La revalorisation de 4 % des allocations de recherche, prévue au 1 er octobre, a pris effet dès le 1 er mai, portant le montant mensuel brut de l'allocation à 1 305,86 euros. Elle aura ainsi été augmentée de plus de 15 % depuis 2002, après 10 ans de stabilité. Ceux qui bénéficient d'un monitorat (service d'enseignement équivalant à un tiers de service d'un maître de conférences) disposent d'un complément de revenu, ce qui porte leur rémunération à 1 640 euros bruts mensuels.

Dans son récent avis sur le BCRD pour 2005, le Conseil Supérieur de la Recherche et de la Technologie (CSRT) a souhaité que l'ensemble des étudiants inscrits en formation doctorale puissent accéder à un monitorat et que le montant de l'allocation de recherche soit revalorisé de manière régulière en tenant compte de l'évolution du pouvoir d'achat. Votre rapporteur demandera au ministre de préciser les intentions du Gouvernement sur ces propositions, qu'il soutient également.

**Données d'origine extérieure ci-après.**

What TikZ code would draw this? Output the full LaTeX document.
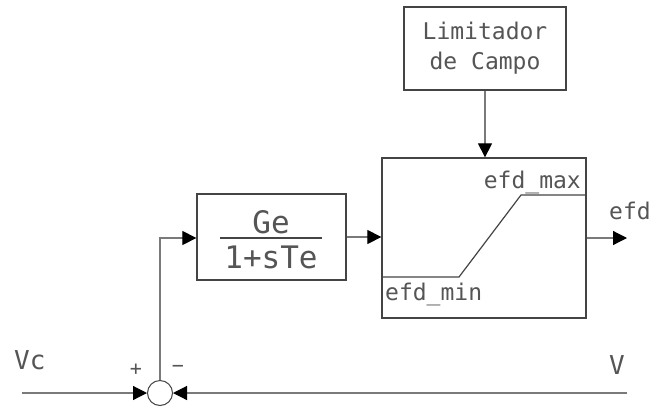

Par ailleurs, le ministère chargé de la recherche poursuit ses efforts en matière de formation « à et par » la recherche, puisque l'accueil de post-doctorants et d'allocataires de recherche sera maintenu au niveau de 2004 (600 contrats post-doctoraux, 4 000 allocataires de recherche à la rentrée universitaire d'octobre 2005) et que le dispositif des conventions industrielles de formation par la recherche ( CIFRE ) bénéficiera de 40 conventions supplémentaires, afin d'en porter le nombre à 1 200 en 2005.

Enfin, afin de lutter contre la fuite des cerveaux, 5 000 euros seront attribués, dans le cadre du programme « Initiative Post-doc », aux 100 meilleurs post-doctorants français en poste à l'étranger et candidats au retour dans le système national de recherche et d'enseignement supérieur.

Le projet de loi de finances prévoit également d'amplifier la politique de résorption des libéralités (il s'agit de bourses sans couverture sociale au delà de la sécurité sociale étudiante), en y consacrant 2 millions d'euros supplémentaires en 2005.

* 6 Voir en annexe les propositions du groupe de réflexion du Sénat sur l'avenir de la recherche en France.